Plenty of healthy exercise and such...today's Sepia Saturday theme.
The “Great Bath” at Mohenjo-Daro in Pakistan might have been the first built swimming pool in the world and is one of the best-known structures among the ruins of the ancient Indus Valley Civilization. It was dug during the 3rd millennium BC. The pool is 12 metres x 7 meters, it is lined with bricks and was covered with a tar-based sealant. A hole at one end of the Bath may have been used to drain the water into it.
Bath of Caracalla; Caracalla was built between 212 and 216 AD under the reign of Emperor Caracalla.
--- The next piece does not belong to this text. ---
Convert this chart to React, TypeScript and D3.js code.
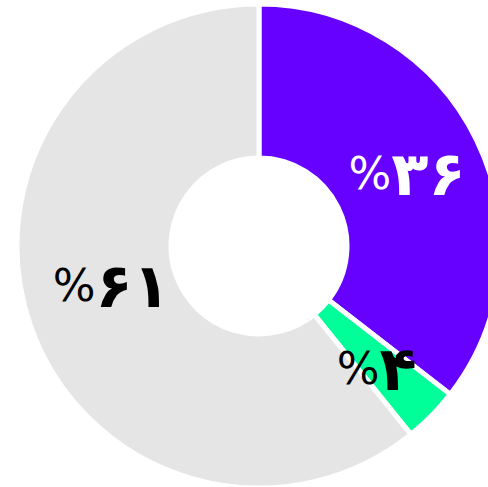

Pools for bathing and relaxing were common in Roman cities and throughout the empire. The bath complexes were not just a place for bathing and relaxing but also for socializing. Rooms were provided for reading and to relax.
Typical features in a roman bath were;
apodyterium - changing rooms.
palaestrae - exercise rooms.
notatio - open-air swimming pool.
Laconica and sudatorium - superheated dry and wet sweating-rooms.
caldarium - hot room, heated and with a hot-water pool and a separate basin on a stand (labrum)
tepidarium - warm room, indirectly heated and with a tepid pool.
frigidarium - cool room, unheated and with a cold-water basin, often monumental in size and domed, it was the heart of the baths complex.
rooms for massage and other health treatments.
Additional facilities could include cold-water plunge baths, private baths, toilets, libraries, lecture halls, fountains, and outdoor gardens.
My granddaughter Fabrizia enjoys her swimming pool heated by sun power
. (Photo Ts/ 2011)
Lake Constance/ Bodensee/ Uttwil on the Swiss side of the lake, where we used to swim in summer. This picture is from the early 1970s, It might look differently now, probably modernised.